## Start Supplied information

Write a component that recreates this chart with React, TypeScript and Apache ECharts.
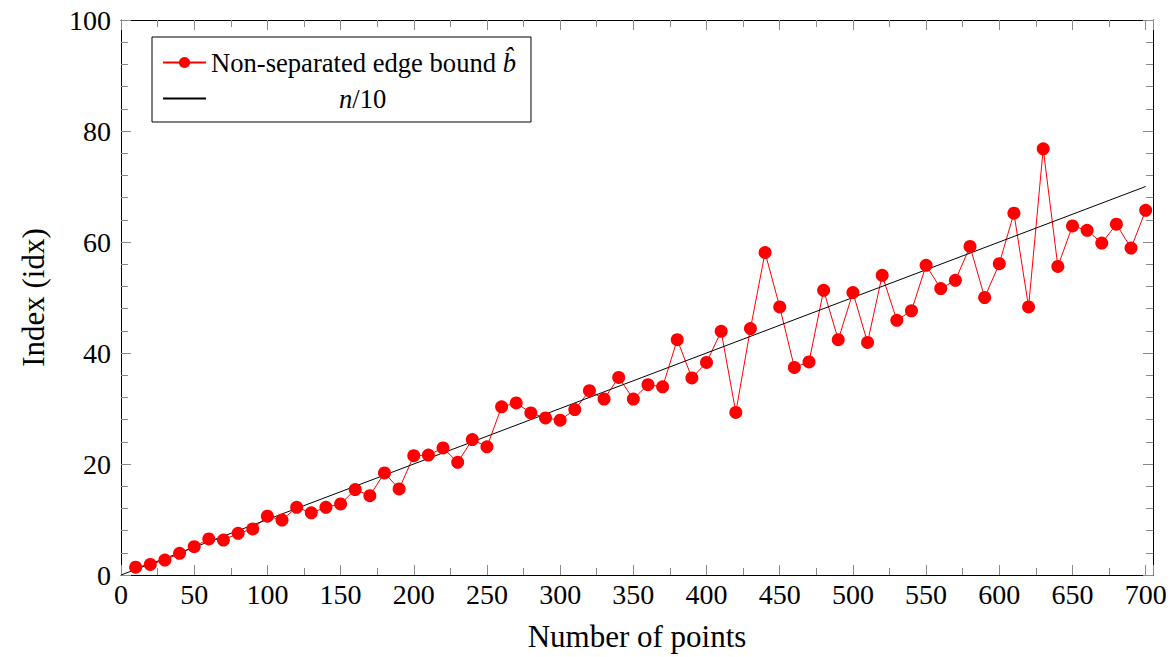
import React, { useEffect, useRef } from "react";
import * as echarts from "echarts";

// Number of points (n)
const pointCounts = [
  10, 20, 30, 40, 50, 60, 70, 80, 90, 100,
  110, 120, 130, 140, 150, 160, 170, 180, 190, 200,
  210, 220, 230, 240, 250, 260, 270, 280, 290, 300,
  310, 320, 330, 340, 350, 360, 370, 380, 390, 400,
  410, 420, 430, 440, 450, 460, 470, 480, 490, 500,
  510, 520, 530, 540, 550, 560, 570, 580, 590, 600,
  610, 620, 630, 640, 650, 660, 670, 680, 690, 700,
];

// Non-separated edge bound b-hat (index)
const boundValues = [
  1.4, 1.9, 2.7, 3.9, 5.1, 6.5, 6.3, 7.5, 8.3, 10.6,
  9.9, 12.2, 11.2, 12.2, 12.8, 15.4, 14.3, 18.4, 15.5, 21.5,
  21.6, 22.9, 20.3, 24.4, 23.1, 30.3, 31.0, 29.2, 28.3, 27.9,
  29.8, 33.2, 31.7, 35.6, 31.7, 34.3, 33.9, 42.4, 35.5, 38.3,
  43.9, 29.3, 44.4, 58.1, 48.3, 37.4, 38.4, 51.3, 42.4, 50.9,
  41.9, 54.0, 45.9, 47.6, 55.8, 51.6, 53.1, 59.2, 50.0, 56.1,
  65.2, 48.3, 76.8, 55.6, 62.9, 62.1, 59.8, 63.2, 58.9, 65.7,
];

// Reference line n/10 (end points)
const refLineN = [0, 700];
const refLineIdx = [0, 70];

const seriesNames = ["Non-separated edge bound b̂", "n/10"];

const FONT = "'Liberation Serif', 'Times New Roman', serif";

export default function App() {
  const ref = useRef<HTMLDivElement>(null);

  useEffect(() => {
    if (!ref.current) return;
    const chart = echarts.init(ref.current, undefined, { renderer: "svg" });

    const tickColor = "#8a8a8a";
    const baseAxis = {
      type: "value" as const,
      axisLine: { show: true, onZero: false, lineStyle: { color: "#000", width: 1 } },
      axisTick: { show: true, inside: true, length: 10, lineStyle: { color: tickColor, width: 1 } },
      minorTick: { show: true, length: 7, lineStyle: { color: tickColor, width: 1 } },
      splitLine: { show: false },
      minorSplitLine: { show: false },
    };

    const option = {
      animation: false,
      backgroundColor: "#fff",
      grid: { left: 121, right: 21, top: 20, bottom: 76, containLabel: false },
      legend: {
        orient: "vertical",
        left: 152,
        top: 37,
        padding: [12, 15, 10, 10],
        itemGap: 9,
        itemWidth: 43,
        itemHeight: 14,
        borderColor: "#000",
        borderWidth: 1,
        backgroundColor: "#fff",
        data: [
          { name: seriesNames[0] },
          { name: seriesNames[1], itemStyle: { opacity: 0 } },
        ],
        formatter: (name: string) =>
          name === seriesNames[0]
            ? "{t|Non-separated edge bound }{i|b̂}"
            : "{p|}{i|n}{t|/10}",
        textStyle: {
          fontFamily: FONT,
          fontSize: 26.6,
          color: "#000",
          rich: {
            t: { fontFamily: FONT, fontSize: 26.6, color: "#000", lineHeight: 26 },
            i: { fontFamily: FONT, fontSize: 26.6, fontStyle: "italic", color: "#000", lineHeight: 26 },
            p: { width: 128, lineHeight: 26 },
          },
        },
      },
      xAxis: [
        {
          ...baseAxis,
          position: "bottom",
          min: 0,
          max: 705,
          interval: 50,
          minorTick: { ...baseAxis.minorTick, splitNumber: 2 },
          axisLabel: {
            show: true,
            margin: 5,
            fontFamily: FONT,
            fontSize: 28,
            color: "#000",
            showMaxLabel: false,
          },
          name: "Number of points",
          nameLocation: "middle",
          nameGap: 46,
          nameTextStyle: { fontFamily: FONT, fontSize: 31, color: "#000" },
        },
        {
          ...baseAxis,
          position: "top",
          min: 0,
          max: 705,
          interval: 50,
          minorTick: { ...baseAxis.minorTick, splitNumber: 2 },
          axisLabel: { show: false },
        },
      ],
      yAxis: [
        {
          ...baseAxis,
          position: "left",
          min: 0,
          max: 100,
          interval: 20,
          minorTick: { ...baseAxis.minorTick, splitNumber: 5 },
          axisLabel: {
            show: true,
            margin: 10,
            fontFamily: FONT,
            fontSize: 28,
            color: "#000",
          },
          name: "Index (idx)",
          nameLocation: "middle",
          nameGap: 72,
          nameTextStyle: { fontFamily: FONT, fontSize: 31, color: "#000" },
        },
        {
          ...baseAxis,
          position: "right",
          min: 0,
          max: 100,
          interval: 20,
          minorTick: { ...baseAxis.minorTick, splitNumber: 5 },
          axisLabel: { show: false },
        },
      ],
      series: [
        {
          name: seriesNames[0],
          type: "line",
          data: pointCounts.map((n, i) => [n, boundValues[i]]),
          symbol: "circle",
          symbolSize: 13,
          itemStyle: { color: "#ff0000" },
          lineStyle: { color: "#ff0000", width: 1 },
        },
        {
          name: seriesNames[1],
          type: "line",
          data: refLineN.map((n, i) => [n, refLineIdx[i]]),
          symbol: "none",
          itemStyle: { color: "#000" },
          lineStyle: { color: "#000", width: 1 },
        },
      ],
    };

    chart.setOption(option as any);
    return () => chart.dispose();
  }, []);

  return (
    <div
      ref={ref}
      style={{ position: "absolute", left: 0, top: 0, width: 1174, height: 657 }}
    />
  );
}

## End Supplied information

### Exercise objective
Go through the listing above and write it out again exactly, dropping the pictures.

### Result
Write a component that recreates this chart with React, TypeScript and Apache ECharts.
import React, { useEffect, useRef } from "react";
import * as echarts from "echarts";

// Number of points (n)
const pointCounts = [
  10, 20, 30, 40, 50, 60, 70, 80, 90, 100,
  110, 120, 130, 140, 150, 160, 170, 180, 190, 200,
  210, 220, 230, 240, 250, 260, 270, 280, 290, 300,
  310, 320, 330, 340, 350, 360, 370, 380, 390, 400,
  410, 420, 430, 440, 450, 460, 470, 480, 490, 500,
  510, 520, 530, 540, 550, 560, 570, 580, 590, 600,
  610, 620, 630, 640, 650, 660, 670, 680, 690, 700,
];

// Non-separated edge bound b-hat (index)
const boundValues = [
  1.4, 1.9, 2.7, 3.9, 5.1, 6.5, 6.3, 7.5, 8.3, 10.6,
  9.9, 12.2, 11.2, 12.2, 12.8, 15.4, 14.3, 18.4, 15.5, 21.5,
  21.6, 22.9, 20.3, 24.4, 23.1, 30.3, 31.0, 29.2, 28.3, 27.9,
  29.8, 33.2, 31.7, 35.6, 31.7, 34.3, 33.9, 42.4, 35.5, 38.3,
  43.9, 29.3, 44.4, 58.1, 48.3, 37.4, 38.4, 51.3, 42.4, 50.9,
  41.9, 54.0, 45.9, 47.6, 55.8, 51.6, 53.1, 59.2, 50.0, 56.1,
  65.2, 48.3, 76.8, 55.6, 62.9, 62.1, 59.8, 63.2, 58.9, 65.7,
];

// Reference line n/10 (end points)
const refLineN = [0, 700];
const refLineIdx = [0, 70];

const seriesNames = ["Non-separated edge bound b̂", "n/10"];

const FONT = "'Liberation Serif', 'Times New Roman', serif";

export default function App() {
  const ref = useRef<HTMLDivElement>(null);

  useEffect(() => {
    if (!ref.current) return;
    const chart = echarts.init(ref.current, undefined, { renderer: "svg" });

    const tickColor = "#8a8a8a";
    const baseAxis = {
      type: "value" as const,
      axisLine: { show: true, onZero: false, lineStyle: { color: "#000", width: 1 } },
      axisTick: { show: true, inside: true, length: 10, lineStyle: { color: tickColor, width: 1 } },
      minorTick: { show: true, length: 7, lineStyle: { color: tickColor, width: 1 } },
      splitLine: { show: false },
      minorSplitLine: { show: false },
    };

    const option = {
      animation: false,
      backgroundColor: "#fff",
      grid: { left: 121, right: 21, top: 20, bottom: 76, containLabel: false },
      legend: {
        orient: "vertical",
        left: 152,
        top: 37,
        padding: [12, 15, 10, 10],
        itemGap: 9,
        itemWidth: 43,
        itemHeight: 14,
        borderColor: "#000",
        borderWidth: 1,
        backgroundColor: "#fff",
        data: [
          { name: seriesNames[0] },
          { name: seriesNames[1], itemStyle: { opacity: 0 } },
        ],
        formatter: (name: string) =>
          name === seriesNames[0]
            ? "{t|Non-separated edge bound }{i|b̂}"
            : "{p|}{i|n}{t|/10}",
        textStyle: {
          fontFamily: FONT,
          fontSize: 26.6,
          color: "#000",
          rich: {
            t: { fontFamily: FONT, fontSize: 26.6, color: "#000", lineHeight: 26 },
            i: { fontFamily: FONT, fontSize: 26.6, fontStyle: "italic", color: "#000", lineHeight: 26 },
            p: { width: 128, lineHeight: 26 },
          },
        },
      },
      xAxis: [
        {
          ...baseAxis,
          position: "bottom",
          min: 0,
          max: 705,
          interval: 50,
          minorTick: { ...baseAxis.minorTick, splitNumber: 2 },
          axisLabel: {
            show: true,
            margin: 5,
            fontFamily: FONT,
            fontSize: 28,
            color: "#000",
            showMaxLabel: false,
          },
          name: "Number of points",
          nameLocation: "middle",
          nameGap: 46,
          nameTextStyle: { fontFamily: FONT, fontSize: 31, color: "#000" },
        },
        {
          ...baseAxis,
          position: "top",
          min: 0,
          max: 705,
          interval: 50,
          minorTick: { ...baseAxis.minorTick, splitNumber: 2 },
          axisLabel: { show: false },
        },
      ],
      yAxis: [
        {
          ...baseAxis,
          position: "left",
          min: 0,
          max: 100,
          interval: 20,
          minorTick: { ...baseAxis.minorTick, splitNumber: 5 },
          axisLabel: {
            show: true,
            margin: 10,
            fontFamily: FONT,
            fontSize: 28,
            color: "#000",
          },
          name: "Index (idx)",
          nameLocation: "middle",
          nameGap: 72,
          nameTextStyle: { fontFamily: FONT, fontSize: 31, color: "#000" },
        },
        {
          ...baseAxis,
          position: "right",
          min: 0,
          max: 100,
          interval: 20,
          minorTick: { ...baseAxis.minorTick, splitNumber: 5 },
          axisLabel: { show: false },
        },
      ],
      series: [
        {
          name: seriesNames[0],
          type: "line",
          data: pointCounts.map((n, i) => [n, boundValues[i]]),
          symbol: "circle",
          symbolSize: 13,
          itemStyle: { color: "#ff0000" },
          lineStyle: { color: "#ff0000", width: 1 },
        },
        {
          name: seriesNames[1],
          type: "line",
          data: refLineN.map((n, i) => [n, refLineIdx[i]]),
          symbol: "none",
          itemStyle: { color: "#000" },
          lineStyle: { color: "#000", width: 1 },
        },
      ],
    };

    chart.setOption(option as any);
    return () => chart.dispose();
  }, []);

  return (
    <div
      ref={ref}
      style={{ position: "absolute", left: 0, top: 0, width: 1174, height: 657 }}
    />
  );
}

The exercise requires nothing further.